Come nacque la vulgata

Lasciato il deserto per alcune divergenze con i suoi fratelli, fu ancora ad Antiochia, poi a Costantinopoli e di nuovo a Roma. Divenuto amico e segretario di papa Damaso, erudito e poeta, iniziò a lavorare alla traduzione in latino della Bibbia, più tardi denominata Vulgata.

La Vulgata è l’opera alla quale è legata la fama di Girolamo. È la versione in latino del Vecchio e del Nuovo Testamento, effettuata tra il 390 e il 404. La Vulgata vide la luce poco a poco, libro dopo libro, ognuno dedicato ad amici diversi. In quegli stessi anni Girolamo fondò il circolo biblico dell’Aventino, dedicato allo studio della Bibbia e frequentato dalle donne della nobiltà romana.

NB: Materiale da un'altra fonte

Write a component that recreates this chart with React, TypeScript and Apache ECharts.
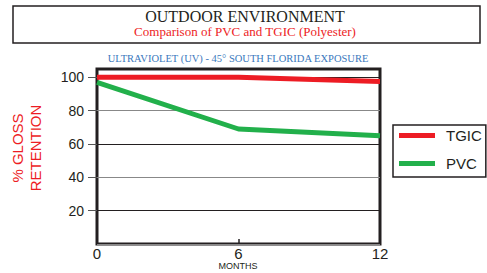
import React, { useEffect, useRef } from "react";
import * as echarts from "echarts";

const months = [0, 6, 12];
const tgic = [100, 100, 97.5];
const pvc = [97, 69, 65];
const seriesNames = ["TGIC", "PVC"];
const title = "OUTDOOR ENVIRONMENT";
const subtitle = "Comparison of PVC and TGIC (Polyester)";
const exposure = "ULTRAVIOLET (UV) - 45\u00b0 SOUTH FLORIDA EXPOSURE";
const xName = "MONTHS";

export default function App() {
  const ref = useRef<HTMLDivElement>(null);
  useEffect(() => {
    if (!ref.current) return;
    document.body.style.margin = "0";
    const chart = echarts.init(ref.current, undefined, { renderer: "svg" });
    const dark = "#231f20";
    chart.setOption({
      animation: false,
      backgroundColor: "#ffffff",
      grid: {
        left: 97,
        right: 107,
        top: 69,
        bottom: 29,
        outerBoundsMode: "none",
        containLabel: false,
        show: true,
        borderColor: dark,
        borderWidth: 3,
        backgroundColor: "transparent",
      },
      xAxis: {
        type: "value",
        min: 0,
        max: 12,
        interval: 6,
        axisLine: { show: false },
        axisTick: { show: true, inside: true, length: 5, lineStyle: { color: dark, width: 1.5 } },
        axisLabel: { fontFamily: "Liberation Sans", fontSize: 15, color: dark, margin: 2 },
        splitLine: { show: false },
      },
      yAxis: {
        type: "value",
        min: 0,
        max: 105,
        interval: 20,
        axisLine: { show: false },
        axisTick: { show: true, length: 9, lineStyle: { color: "#555", width: 1 } },
        axisLabel: {
          fontFamily: "Liberation Sans",
          fontSize: 14,
          color: dark,
          margin: 13,
          showMinLabel: false,
          showMaxLabel: false,
        },
        splitLine: { show: true, lineStyle: { color: ["#888888", dark, "#888888", dark, "#888888", dark, dark], width: 1 } },
      },
      legend: {
        orient: "vertical",
        left: 393,
        top: 125,
        data: seriesNames,
        icon: "rect",
        itemWidth: 36,
        itemHeight: 5,
        itemGap: 13,
        padding: [3, 4, 6, 6],
        borderColor: dark,
        borderWidth: 1.5,
        textStyle: { fontFamily: "Liberation Sans", fontSize: 15, color: dark, padding: [0, 0, 0, 6] },
      },
      graphic: [
        {
          type: "rect",
          shape: { x: 13, y: 6, width: 467, height: 37 },
          style: { fill: "none", stroke: dark, lineWidth: 1.5 },
        },
        {
          type: "text",
          x: 245,
          y: 16,
          style: { text: title, align: "center", verticalAlign: "middle", font: "16px 'Liberation Serif'", fill: dark },
        },
        {
          type: "text",
          x: 245,
          y: 31,
          style: { text: subtitle, align: "center", verticalAlign: "middle", font: "13px 'Liberation Serif'", fill: "#ed1c24" },
        },
        {
          type: "text",
          x: 238,
          y: 58,
          style: { text: exposure, align: "center", verticalAlign: "middle", font: "10.5px 'Liberation Serif'", fill: "#3a78bd" },
        },
        {
          type: "text",
          x: 238,
          y: 266,
          style: { text: xName, align: "center", verticalAlign: "middle", font: "9px 'Liberation Sans'", fill: dark },
        },
        {
          type: "text",
          x: 26,
          y: 148,
          rotation: Math.PI / 2,
          style: {
            text: "% GLOSS\nRETENTION",
            align: "center",
            verticalAlign: "middle",
            font: "15px 'Liberation Sans'",
            lineHeight: 18,
            fill: "#ed1c24",
          },
        },
      ],
      series: [
        {
          name: seriesNames[0],
          type: "line",
          data: months.map((m, i) => [m, tgic[i]]),
          symbol: "none",
          itemStyle: { color: "#ed1c24" },
          lineStyle: { color: "#ed1c24", width: 5 },
          z: 3,
        },
        {
          name: seriesNames[1],
          type: "line",
          data: months.map((m, i) => [m, pvc[i]]),
          symbol: "none",
          itemStyle: { color: "#22b04b" },
          lineStyle: { color: "#22b04b", width: 5 },
          z: 2,
        },
      ],
    });
    return () => chart.dispose();
  }, []);
  return <div ref={ref} style={{ width: 487, height: 273 }} />;
}
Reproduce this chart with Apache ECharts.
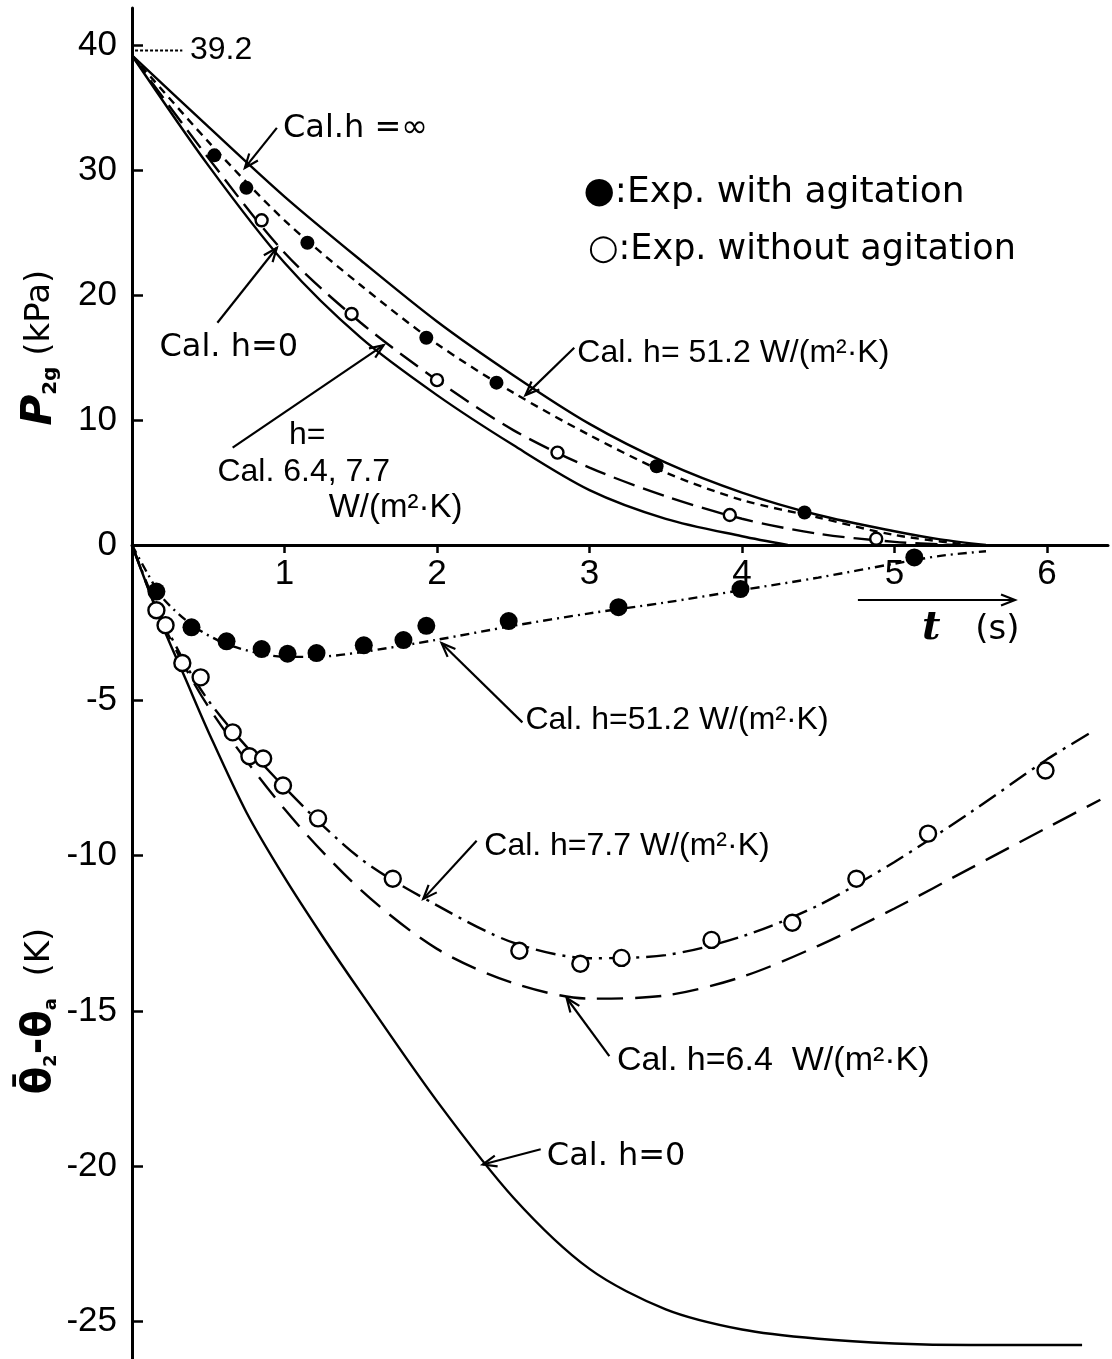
<!DOCTYPE html>
<html><head><meta charset="utf-8">
<script src="https://cdn.jsdelivr.net/npm/echarts@6/dist/echarts.min.js"></script>
<style>html,body{margin:0;padding:0;background:#fff}#c{width:1112px;height:1359px}</style>
</head><body><div id="c"></div>
<script>
// ---------- DATA ----------
// Upper part: pressure P2g (kPa) vs t (s)
const calTopHinf = [[0,39.2],[0.5,33.5],[1.0,27.9],[1.5,22.8],[2.0,17.9],[2.5,13.6],[3.0,9.7],[3.5,6.6],[4.0,4.2],[4.5,2.4],[5.0,1.1],[5.3,0.45],[5.6,0]];
const calTopH512 = [[0,39.2],[0.5,32.3],[1.0,26.0],[1.5,20.8],[2.0,16.1],[2.5,12.2],[3.0,8.8],[3.5,5.8],[4.0,3.6],[4.5,2.2],[5.0,0.8],[5.5,0]];
const calTopH64 = [[0,39.2],[0.5,31.0],[1.0,23.4],[1.5,17.8],[2.0,13.2],[2.5,9.2],[3.0,6.2],[3.5,3.9],[4.0,2.1],[4.5,0.9],[5.0,0.25],[5.4,0]];
const calTopH0 = [[0,39.2],[0.5,30.4],[1.0,22.6],[1.5,16.6],[2.0,12.0],[2.5,8.0],[3.0,4.4],[3.5,2.1],[4.0,0.7],[4.3,0]];
const expTopAgit = [[0.54,31.2],[0.75,28.6],[1.15,24.2],[1.93,16.6],[2.39,13.0],[3.44,6.3],[4.41,2.6]];
const expTopNoAgit = [[0.85,26.0],[1.44,18.5],[2.0,13.2],[2.79,7.4],[3.92,2.4],[4.88,0.5]];
// Lower part: temperature difference (K) vs t (s)
const calBotH512 = [[0,0],[0.1,-0.9],[0.2,-1.7],[0.4,-2.6],[0.6,-3.15],[0.8,-3.45],[1.0,-3.6],[1.2,-3.6],[1.5,-3.45],[2.0,-3.05],[2.5,-2.6],[3.0,-2.2],[3.5,-1.85],[4.0,-1.45],[4.5,-1.05],[5.0,-0.6],[5.3,-0.35],[5.6,-0.2]];
const calBotH77 = [[0,0],[0.2,-2.4],[0.5,-5.0],[1.0,-7.8],[1.5,-10.1],[2.0,-11.6],[2.5,-12.8],[3.0,-13.3],[3.5,-13.2],[4.0,-12.6],[4.5,-11.6],[5.0,-10.2],[5.5,-8.6],[6.0,-6.9],[6.3,-6.0]];
const calBotH64 = [[0,0],[0.2,-2.5],[0.5,-5.2],[1.0,-8.5],[1.5,-11.1],[2.0,-13.0],[2.5,-14.1],[3.0,-14.6],[3.5,-14.5],[4.0,-13.9],[4.5,-12.9],[5.0,-11.7],[5.5,-10.4],[6.0,-9.1],[6.35,-8.2]];
const calBotH0 = [[0,0],[0.2,-2.6],[0.35,-4.3],[0.5,-6.0],[0.75,-8.6],[1.0,-10.7],[1.25,-12.6],[1.5,-14.4],[2.0,-17.9],[2.5,-21.0],[3.0,-23.3],[3.5,-24.6],[4.0,-25.25],[4.5,-25.55],[5.0,-25.7],[5.5,-25.75],[6.23,-25.75]];
const expBotAgit = [[0.16,-1.5],[0.39,-2.65],[0.62,-3.1],[0.85,-3.35],[1.02,-3.5],[1.21,-3.48],[1.52,-3.23],[1.78,-3.06],[1.93,-2.6],[2.47,-2.45],[3.19,-2.0],[3.99,-1.42],[5.13,-0.4]];
const expBotNoAgit = [[0.16,-2.1],[0.22,-2.58],[0.33,-3.8],[0.45,-4.26],[0.66,-6.03],[0.77,-6.8],[0.86,-6.87],[0.99,-7.74],[1.22,-8.8],[1.71,-10.74],[2.54,-13.06],[2.94,-13.48],[3.21,-13.29],[3.8,-12.71],[4.33,-12.16],[4.75,-10.74],[5.22,-9.29],[5.99,-7.26]];
// Tick labels
const xTicks = [1,2,3,4,5,6];
const yTopTicks = [0,10,20,30,40];
const yBotTicks = [-5,-10,-15,-20,-25];
const initialPressure = 39.2;

// Annotations (anchored in data coordinates of a grid)
const labels = [
  {g:0,t:0.99,v:33.3,text:'Cal.h =∞',f:'DejaVu Sans',s:32},
  {g:0,t:2.96,v:28.2,text:'●:Exp. with agitation',f:'DejaVu Sans',s:36},
  {g:0,t:2.99,v:23.6,text:'○:Exp. without agitation',f:'DejaVu Sans',s:35},
  {g:0,t:0.18,v:15.8,text:'Cal. h=0',f:'DejaVu Sans',s:32},
  {g:0,t:1.03,v:8.8,text:'h=',f:'Liberation Sans',s:32},
  {g:0,t:0.56,v:5.8,text:'Cal. 6.4, 7.7',f:'Liberation Sans',s:32},
  {g:0,t:1.29,v:3.0,text:'W/(m²·K)',f:'Liberation Sans',s:33},
  {g:0,t:2.92,v:15.4,text:'Cal. h= 51.2 W/(m²·K)',f:'Liberation Sans',s:32},
  {g:0,t:0.38,v:39.6,text:'39.2',f:'Liberation Sans',s:32},
  {g:1,t:2.58,v:-5.65,text:'Cal. h=51.2 W/(m²·K)',f:'Liberation Sans',s:32},
  {g:1,t:2.31,v:-9.68,text:'Cal. h=7.7 W/(m²·K)',f:'Liberation Sans',s:32},
  {g:1,t:3.18,v:-16.6,text:'Cal. h=6.4  W/(m²·K)',f:'Liberation Sans',s:34},
  {g:1,t:2.72,v:-19.68,text:'Cal. h=0',f:'DejaVu Sans',s:32},
  {g:1,t:5.18,v:-2.7,text:'t',f:'DejaVu Serif',s:40,bold:true,italic:true},
  {g:1,t:5.53,v:-2.75,text:'(s)',f:'DejaVu Sans',s:34}
];
const arrows = [
  {g:0,t0:0.95,v0:33.4,t1:0.74,v1:30.2},
  {g:0,t0:0.56,v0:17.8,t1:0.95,v1:23.8},
  {g:0,t0:0.66,v0:7.8,t1:1.65,v1:16.0},
  {g:0,t0:2.9,v0:15.8,t1:2.58,v1:12.0},
  {g:1,t0:2.56,v0:-5.71,t1:2.03,v1:-3.16},
  {g:1,t0:2.26,v0:-9.52,t1:1.91,v1:-11.39},
  {g:1,t0:3.13,v0:-16.45,t1:2.85,v1:-14.58},
  {g:1,t0:2.68,v0:-19.45,t1:2.3,v1:-19.94},
  {g:1,t0:4.76,v0:-1.77,t1:5.79,v1:-1.77}
];

// ---------- CHART ----------
const chart = echarts.init(document.getElementById('c'), null, {renderer:'canvas'});
const TF = 'Liberation Sans';
const black = '#000';
function lineSeries(name, data, xi, dash){
  return {name, type:'line', xAxisIndex:xi, yAxisIndex:xi, data, showSymbol:false, symbol:'none',
    smooth:0.3, clip:false,
    lineStyle:{color:black, width:2.4, type:dash}, z:2};
}
function pointSeries(name, data, xi, filled, size){
  return {name, type:'scatter', xAxisIndex:xi, yAxisIndex:xi, data, symbol:'circle', symbolSize:size,
    itemStyle:{color: filled?black:'#fff', borderColor:black, borderWidth: filled?0:2.4, opacity:1}, z:5};
}
const yAxisCommon = {
  type:'value',
  axisLine:{show:true, onZero:false, lineStyle:{color:black, width:3}},
  axisTick:{show:true, inside:true, length:11, lineStyle:{color:black, width:2.5}},
  axisLabel:{show:true, color:black, fontSize:35, fontFamily:TF, margin:15},
  splitLine:{show:false}
};
const option = {
  backgroundColor:'#fff',
  animation:false,
  grid:[
    {left:132, top:8, width:976, height:537},
    {left:132, top:545, width:976, height:820}
  ],
  xAxis:[
    {gridIndex:0, type:'value', min:0, max:6.4,
     axisLine:{show:true, onZero:false, lineStyle:{color:black, width:3}},
     axisTick:{show:true, inside:false, length:8, customValues:xTicks, lineStyle:{color:black, width:2.5}},
     axisLabel:{show:true, customValues:xTicks, color:black, fontSize:35, fontFamily:TF, margin:12},
     splitLine:{show:false}},
    {gridIndex:1, type:'value', min:0, max:6.4, show:false}
  ],
  yAxis:[
    Object.assign({}, yAxisCommon, {gridIndex:0, min:0, max:43,
      axisTick:Object.assign({}, yAxisCommon.axisTick, {customValues:yTopTicks}),
      axisLabel:Object.assign({}, yAxisCommon.axisLabel, {customValues:yTopTicks})}),
    Object.assign({}, yAxisCommon, {gridIndex:1, min:-26.2, max:0,
      axisTick:Object.assign({}, yAxisCommon.axisTick, {customValues:yBotTicks}),
      axisLabel:Object.assign({}, yAxisCommon.axisLabel, {customValues:yBotTicks})})
  ],
  series:[
    lineSeries('Cal. h=∞', calTopHinf, 0, 'solid'),
    lineSeries('Cal. h=51.2', calTopH512, 0, [8,6]),
    lineSeries('Cal. h=6.4, 7.7', calTopH64, 0, [22,9]),
    lineSeries('Cal. h=0', calTopH0, 0, 'solid'),
    pointSeries('Exp. with agitation (P)', expTopAgit, 0, true, 14),
    pointSeries('Exp. without agitation (P)', expTopNoAgit, 0, false, 12),
    lineSeries('Cal. h=51.2 (θ)', calBotH512, 1, [9,5,2,5]),
    lineSeries('Cal. h=7.7 (θ)', calBotH77, 1, [20,7,3,7]),
    lineSeries('Cal. h=6.4 (θ)', calBotH64, 1, [26,12]),
    lineSeries('Cal. h=0 (θ)', calBotH0, 1, 'solid'),
    pointSeries('Exp. with agitation (θ)', expBotAgit, 1, true, 18),
    pointSeries('Exp. without agitation (θ)', expBotNoAgit, 1, false, 16)
  ]
};
chart.setOption(option);

// ---------- ANNOTATIONS ----------
function P(g,t,v){ return chart.convertToPixel({gridIndex:g},[t,v]); }
const gr = [];
labels.forEach(l=>{
  const p = P(l.g,l.t,l.v);
  gr.push({type:'text', x:p[0], y:p[1], z:100, silent:true,
    style:{text:l.text, fontFamily:l.f, fontSize:l.s, fontWeight:l.bold?'bold':'normal',
      fontStyle:l.italic?'italic':'normal', fill:black, align:'left', verticalAlign:'middle'}});
});
function arrowGraphic(p0,p1){
  const dx=p1[0]-p0[0], dy=p1[1]-p0[1], L=Math.hypot(dx,dy), ux=dx/L, uy=dy/L;
  const hl=15, a=0.38;
  const b1=[p1[0]-hl*(ux*Math.cos(a)-uy*Math.sin(a)), p1[1]-hl*(uy*Math.cos(a)+ux*Math.sin(a))];
  const b2=[p1[0]-hl*(ux*Math.cos(-a)-uy*Math.sin(-a)), p1[1]-hl*(uy*Math.cos(-a)+ux*Math.sin(-a))];
  return [
    {type:'line', z:100, silent:true, shape:{x1:p0[0],y1:p0[1],x2:p1[0],y2:p1[1]}, style:{stroke:black, lineWidth:2.2}},
    {type:'polyline', z:100, silent:true, shape:{points:[b1,p1,b2]}, style:{stroke:black, lineWidth:2.2, fill:null}}
  ];
}
arrows.forEach(a=>{ gr.push(...arrowGraphic(P(a.g,a.t0,a.v0), P(a.g,a.t1,a.v1))); });
// dotted guide for initial pressure 39.2
const d0 = P(0,0.02,initialPressure+0.4), d1 = P(0,0.33,initialPressure+0.4);
gr.push({type:'line', z:100, silent:true, shape:{x1:d0[0],y1:d0[1],x2:d1[0],y2:d1[1]}, style:{stroke:black, lineWidth:2, lineDash:[3,2]}});
// rotated axis titles
const tTop = P(0,0,15.8), tBot = P(1,0,-15.0);
gr.push({type:'text', x:40, y:tTop[1], rotation:Math.PI/2, z:100, silent:true,
  style:{text:'{p|P}{s|2g}{n| (kPa)}', align:'center', verticalAlign:'middle', fill:black,
    rich:{p:{fontFamily:'DejaVu Sans', fontSize:42, fontWeight:'bold', fontStyle:'italic'},
          s:{fontFamily:'DejaVu Sans', fontSize:20, fontWeight:'bold', padding:[22,0,0,0]},
          n:{fontFamily:'DejaVu Sans', fontSize:34}}}});
gr.push({type:'text', x:40, y:tBot[1], rotation:Math.PI/2, z:100, silent:true,
  style:{text:'{p|θ̄}{s|2}{p|-θ}{s|a}{n|  (K)}', align:'center', verticalAlign:'middle', fill:black,
    rich:{p:{fontFamily:'DejaVu Sans', fontSize:40, fontWeight:'bold'},
          s:{fontFamily:'DejaVu Sans', fontSize:18, fontWeight:'bold', padding:[22,0,0,0]},
          n:{fontFamily:'DejaVu Sans', fontSize:34}}}});
chart.setOption({graphic:gr});
</script>
</body></html>
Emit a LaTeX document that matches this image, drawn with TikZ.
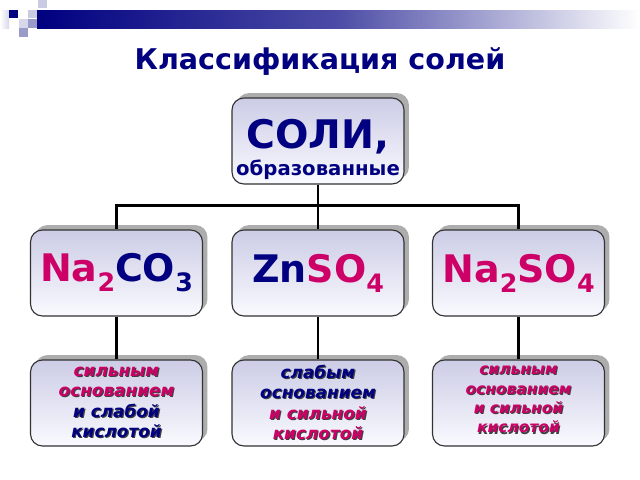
\documentclass[tikz,border=0pt]{standalone}
\usepackage{fontspec}
\setmainfont{DejaVu Sans}
\usetikzlibrary{shadows}

% text with a dark drop shadow
\newcommand{\shadetxt}[2]{\makebox[0pt][l]{\kern0.8pt\raisebox{-0.8pt}{\color{black!75}#2}}\textcolor{#1}{#2}}
% lowered index for formulas
\newcommand{\lowidx}[1]{\raisebox{-7pt}{\fontsize{18}{18}\selectfont #1}}

\begin{document}
\begin{tikzpicture}[x=0.025cm, y=-0.025cm,
    saltbox/.style={draw=boxborder, line width=0.8pt, rounded corners=0.3cm,
      top color=boxtop, bottom color=boxbottom, minimum width=4.3cm, minimum height=2.15cm,
      align=center, inner sep=2pt,
      drop shadow={shadow xshift=3.5pt, shadow yshift=3.5pt, fill=black!32, opacity=1}},
    formula/.style={font=\bfseries\fontsize{27}{30}\selectfont},
    answer/.style={font=\bfseries\itshape\fontsize{12}{14.5}\selectfont},
    link/.style={line width=1.6pt, black}]
  % Define colors
  \definecolor{saltnavy}{RGB}{0,0,128}
  \definecolor{saltpink}{RGB}{204,0,102}
  \definecolor{boxtop}{RGB}{204,204,230}
  \definecolor{boxbottom}{RGB}{250,250,255}
  \definecolor{boxborder}{RGB}{50,50,50}
  \definecolor{sqpale}{RGB}{215,215,235}
  \definecolor{sqlight}{RGB}{202,202,226}
  \definecolor{sqmid}{RGB}{155,155,202}

  \useasboundingbox (0,0) rectangle (640,480);

  % Header bar and squares
  \shade[left color=saltnavy, right color=white, middle color=saltnavy!70] (37,10) rectangle (640,28);
  \shade[left color=white, right color=sqpale] (0,10) rectangle (9,28);
  \fill[saltnavy] (9,10) rectangle (18,18);
  \fill[sqlight] (38,0) rectangle (47,8);
  \fill[sqlight] (28,10) rectangle (37,18);
  \fill[sqpale] (19,19) rectangle (28,28);
  \fill[sqmid] (28,19) rectangle (37,28);
  \fill[sqmid] (19,28) rectangle (28,37);

  % Title
  \node[font=\bfseries\fontsize{20.3}{24}\selectfont, text=saltnavy] (title) at (320,62) {Классификация солей};

  % Top box
  \node[saltbox] (soli) at (318,141) {\rule{0pt}{33pt}\textcolor{saltnavy}{\fontsize{28}{32}\selectfont\bfseries СОЛИ,}\\[3pt]
    \textcolor{saltnavy}{\fontsize{14}{16}\selectfont\bfseries образованные}};

  % Salts
  \node[saltbox, formula] (carb) at (116.5,273) {\textcolor{saltpink}{Na\lowidx{2}}\textcolor{saltnavy}{CO\lowidx{3}}};
  \node[saltbox, formula] (zinc) at (318,273) {\textcolor{saltnavy}{Zn}\textcolor{saltpink}{SO\lowidx{4}}};
  \node[saltbox, formula] (sulf) at (518.5,273) {\textcolor{saltpink}{Na\lowidx{2}SO\lowidx{4}}};

  % Base and acid
  \node[saltbox, answer] (carbtype) at (116.5,403) {\shadetxt{saltpink}{сильным}\\ \shadetxt{saltpink}{основанием}\\
    \shadetxt{saltnavy}{и слабой}\\ \shadetxt{saltnavy}{кислотой}};
  \node[saltbox, answer] (zinctype) at (318,403) {\shadetxt{saltnavy}{слабым}\\ \shadetxt{saltnavy}{основанием}\\
    \shadetxt{saltpink}{и сильной}\\ \shadetxt{saltpink}{кислотой}};
  \node[saltbox, answer, font=\bfseries\itshape\fontsize{11}{13.8}\selectfont] (sulftype) at (518.5,403)
    {\shadetxt{saltpink}{сильным}\\ \shadetxt{saltpink}{основанием}\\
    \shadetxt{saltpink}{и сильной}\\ \shadetxt{saltpink}{кислотой}\rule[-5pt]{0pt}{5pt}};

  % Connections
  \draw[link] (soli.south) -- ++(0,21) -| (carb.north);
  \draw[link] (soli.south) -- ++(0,21) -| (sulf.north);
  \draw[link] (soli.south) -- (zinc.north);
  \draw[link] (carb.south) -- (carbtype.north);
  \draw[link] (zinc.south) -- (zinctype.north);
  \draw[link] (sulf.south) -- (sulftype.north);
\end{tikzpicture}
\end{document}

La morte di papa Damaso e le tensioni con il clero di Roma lo costrinsero a lasciare Roma; si stabilì definitivamente in un monastero a Betlemme, dove rimase fino alla morte, dedicandosi a un’instancabile attività letteraria. Le opere di Girolamo sono numerosissime: manuali, scritti eruditi, opere agiografiche, opere sulla Sacra Scrittura e l’epistolario contenente 154 lettere che ci aiuta a ricostruire il carattere complesso di Girolamo.

LO STUDIO, LA RICERCA LA CURA RACCONTATI DALL’OPERA DELLA CARRARA

La scena è stata tratta dalla stessa immagine dipinta da Rogier (o da Pierre) van der Weyden per il cosiddetto Trittico Sforza, oggi al Musées royaux des Beaux-Arts de Belgique di Bruxelles.

La scelta di questa iconografia, poco frequente nella tradizione rinascimentale italiana, sottolinea il ruolo del Santo come dottore della Chiesa; ammantato in un ricco mantello rosso, distoglie l’attenzione dal volume che stava leggendo per togliere la spina dalla zampa del leone ferito.

In quest’opera leggiamo molti degli elementi che hanno ispirato il progetto “La cura e la Bellezza”: lo studio infaticabile e la ricerca che guidano la vita di un uomo; il gesto umano, delicato, accogliente e incondizionato che cura il leone, dando sollievo al dolore. Come fa la bellezza.